Columns, Opinion

Kaye’s Corner: Our Best Christmas

Written in 1954 by my Uncle Clarence Hill for the Farm Journal, I hope you will enjoy this story as much as we have. A father of five, Iowa farmer, humorist, woodworker, and uplifting writer, Clarence Hill was an unforgettable character.

A shaggy, pot-bellied little Shetland pony got all mixed up with our Christmas last year. I’d like to tell you about it. 

Our four boys are in the pony business; you’ll see that from our sign along the road, which reads: “Kids love ponies; ponies love kids.”

Ponies, like children, have personalities. “Major Midget,” our chestnut stallion, 38 inches tall, 14 years old, is a gentleman in the hands of Eleanor, age seven, but with our four boys he is full of tricks, devilish, and unpredictable.

About a dozen Shetland foals are born on our farm each year. “First to see a colt gets to name it,” we say and the result is a lexicon of names, such as Dagwood, Scamp, Cheffy, and Twinkle.

Then Sparkle came along. A proven broodmare, she was also the gentlest pony we ever owned. Jet black, she had that comfy look, with a broad and matronly middle, like Mom and Aunt Easter when they’re not cinched up for Sunday.

In our six-pony hitch, Sparkle was literally our anchor mare. She couldn’t be hurried. The village kids adored her and loaded her up with humanity on the outside and with apple cores on the inside.

Sparkle has horse sense. She would stand motionless while a child got out from under her chassis, but she likewise kicked the daylights, as well as the taillights out of a boy who annoyed her colt.

One of the unwritten codes of our business is that no one shall become so attached to any pony sentimentally, that it may not be sold. But already Sparkle had become an exception. She just wasn’t for sale!

It was the week before Christmas that the Baxters came – a tired looking father and a very very red-headed little boy of seven. Bill Baxter’s eyes were so blue and his freckles so unanimous that you hardly saw the limp that polio had left him with.

We learned in four words, why Mama hadn’t come along: “His Mother is dead.” Here was one order we couldn’t fill. We didn’t have any pony that was safe – none, that is except old Sparkle who wasn’t for sale.

But between boy and beast, it was love at first sight – a silent communication between black mare with her long whiskers and warm nose and red-headed boy with eager, tense face.

Would we price the mare? The twins Ed and Art (16) were noncommittal. Robert (12) and Harold (10) objected. Eleanor rebelled. So, we called a conference.

Could Sparkle, even in a small way help heal the lame leg?  The doctor said yes.

But most important, could this decision become our greatest gift this Christmas – not something easy, but a genuine sacrifice of something loved?

We delivered old Sparkle on Christmas Eve.
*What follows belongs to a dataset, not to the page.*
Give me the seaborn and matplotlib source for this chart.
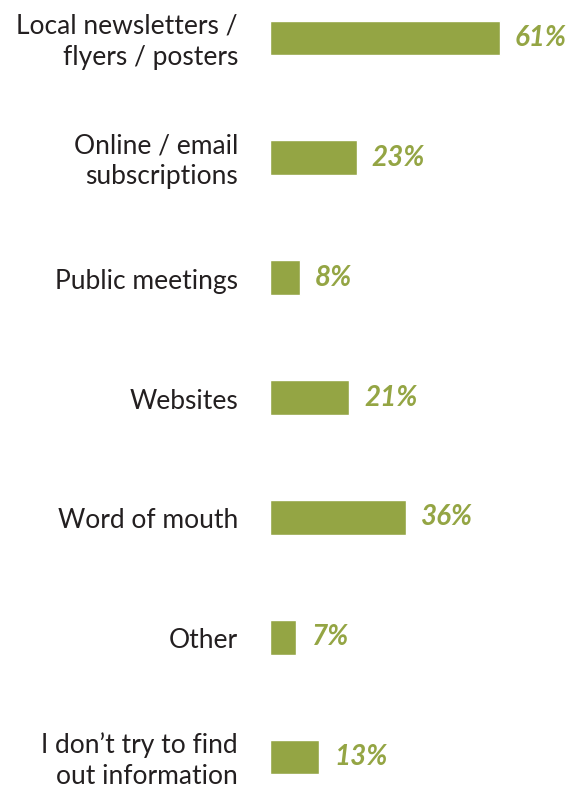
import matplotlib
matplotlib.use("Agg")
import matplotlib.pyplot as plt
import seaborn as sns
import pandas as pd

categories = [
    "Local newsletters /\nflyers / posters",
    "Online / email\nsubscriptions",
    "Public meetings",
    "Websites",
    "Word of mouth",
    "Other",
    "I don\u2019t try to find\nout information",
]
values = [61, 23, 8, 21, 36, 7, 13]

bar_color = "#94a544"
text_color = "#231f20"

sns.set_theme(style="white")
plt.rcParams["font.family"] = ["Lato", "DejaVu Sans"]

df = pd.DataFrame({"source": categories, "pct": values})

fig = plt.figure(figsize=(5.75, 7.9), dpi=100)
ax = fig.add_axes([0, 0, 1, 1])

sns.barplot(data=df, x="pct", y="source", orient="h", color=bar_color,
            saturation=1, width=0.29, ax=ax)

px_per_unit = 3.77
ax.set_xlim(-270 / px_per_unit, (575 - 270) / px_per_unit)
ax.set_ylim(6 + 33 / 119.8, -38 / 119.8)

for i, (cat, v) in enumerate(zip(categories, values)):
    ax.text(-8.5, i + 0.03, cat, ha="right", va="center", multialignment="right",
            fontsize=19, color=text_color, linespacing=1.3)
    ax.text(v + 4, i, f"{v}%", ha="left", va="center", fontsize=20,
            fontweight="bold", fontstyle="italic", color=bar_color)

ax.set_axis_off()
fig.savefig("out.png", dpi=100)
Bob and Harold went along, across the Des Moines River and over near Polk City. I was sorry we arrived at dusk, for a motherless farmstead is loneliest when night and Christmas Eve come on. But a light was in the barn. We found a clean stall with fresh bedding and bright hay and a red-headed boy. 

It was then that I knew what I wanted for Christmas tomorrow. Just ten sturdy legs and ten strong arms for my five children and Mother Mabel to be waiting at dusk each day.

Something was happening to Robert and Harold, something as great as a timeless Christmas itself. They were sensing their own participation in the fulfillment of another’s dream. For now, Billy had four more legs to help him and a friend to roam the pasture when spring came around.

The freckle-faced boy stood, wordless, watching the pony and I wondered if her barny smell and loose dandruff weren’t frankincense and myrrh to him.

We left Sparkle then, my two boys and I. We didn’t have much to say as we rode home, but deep inside us, I know we shared something: a strange warm glow, warm enough to melt my eyes just a little. Sometimes, I thought, great lessons are best taught in stables.

At the Des Moines River bridge we slowed down a while and looked back at the Baxter barn where one star sparkled down – bigger, more brilliant, and warmer by far than all the others. At least, that’s what two little wisemen said who sat beside me in the truck.